Somebody provokes us, somebody irks us, somebody’s rude to us, somebody cuts you off in a lane of traffic. You don’t stop and think. You just react. You know you strap on your sword. “We’re going to war. You want to fight? We’ll fight.”
But what you see here is David’s initial response to Nabal. It was to act just like Nabal. And isn’t that what our natural response is when we are provoked? Now we may not strap on literal swords, but we do it with our words. We pick up swords. Don’t we do it sometimes without even a word? Just our eyes? You can do it to your children. You can do it to your mate. You might do it to somebody who’s in the next office at work. Just our demeanor can communicate that we’ve picked up a sword. “You have hit my button, and I’m going ballistic!”
Nabal had returned evil for good to David. And now David determines to return evil for evil. Now in all fairness to David, let me say that, humanly speaking, I think this is a very understandable response. David is vulnerable. You’ve probably heard the acronym. I think I have shared it on Revive Our Hearts before–H.A.L.T. If you are hungry, angry, lonely, or tired, you need to halt before you speak. Halt before you act.
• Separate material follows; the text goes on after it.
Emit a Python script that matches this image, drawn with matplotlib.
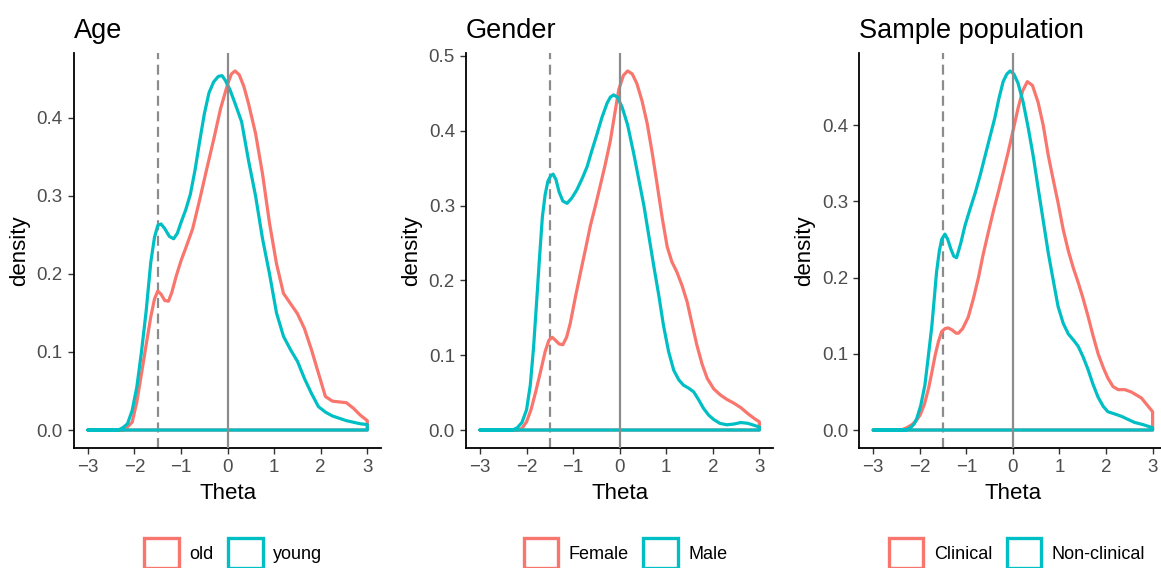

David certainly had reason to be all those things at this point. He was hungry. He said, “Our men need food.” It is not just David that is hungry, it is six hundred of his men that he was responsible to feed. He was angry. His rights had been violated. He was perhaps lonely. Samuel had died. He may have felt abandoned. He could have been tired, easily. He’s running through the wilderness from Saul. He should have halted.
But instead, he let himself respond in a Nabal-like way. His response was impulsive. It was impetuous. It was passionate. It did not demonstrate the quality of self-control. Proverbs 25:28 tells us, “A man without self-control is like a city broken into and left without walls.” If you lose self-control even in responding to the Nabals, the fools in your life, then you become like a city that is defenseless. You become vulnerable to attack from the evil one if you lose control.
There’s another verse in Proverbs that it would have been good for David to heed in this situation. Proverbs 26:4 says, “Do not answer a fool according to his folly, lest you also be like him” (New King James). So Nabal responds in a foolish way to David’s request. Here comes David answering a fool according to his folly, strapping on his sword. And what does Proverbs say? “You will become like him.”
Isn’t it amazing how we can tend to become just like the people we’re reacting to? Proverbs says, “A hot-tempered man stirs up strife, but he who is slow to anger quiets contention.” That’s Proverbs 15:18. So here David has a chance to avoid contention, and instead he stirs up strife.
You know, as I have lived with this passage over the last several weeks, and I’ve tried to put myself in David’s shoes, I’ve realized it is so much easier to see someone else’s wrongdoing than your own. That’s why David needed a wise person to come into his life as Abigail does. But in the meantime, I think David is justifying his behavior as we often do with our responses. “I wouldn’t be acting this way if this person hadn’t done this foolish thing and treated me in this way.”
Is there someone in your life who has provoked you to anger? Stop before you strap on your sword. Or if you have already strapped on your sword, stop, think about what you are doing. You want to become like that person? If you do, then just keep right on your war path. But if you want to be different, if you want to be God’s person in that situation, then stop and think and remember that “the anger of man,” according to the book of James, “never brings about the righteousness of God” (James 1:20).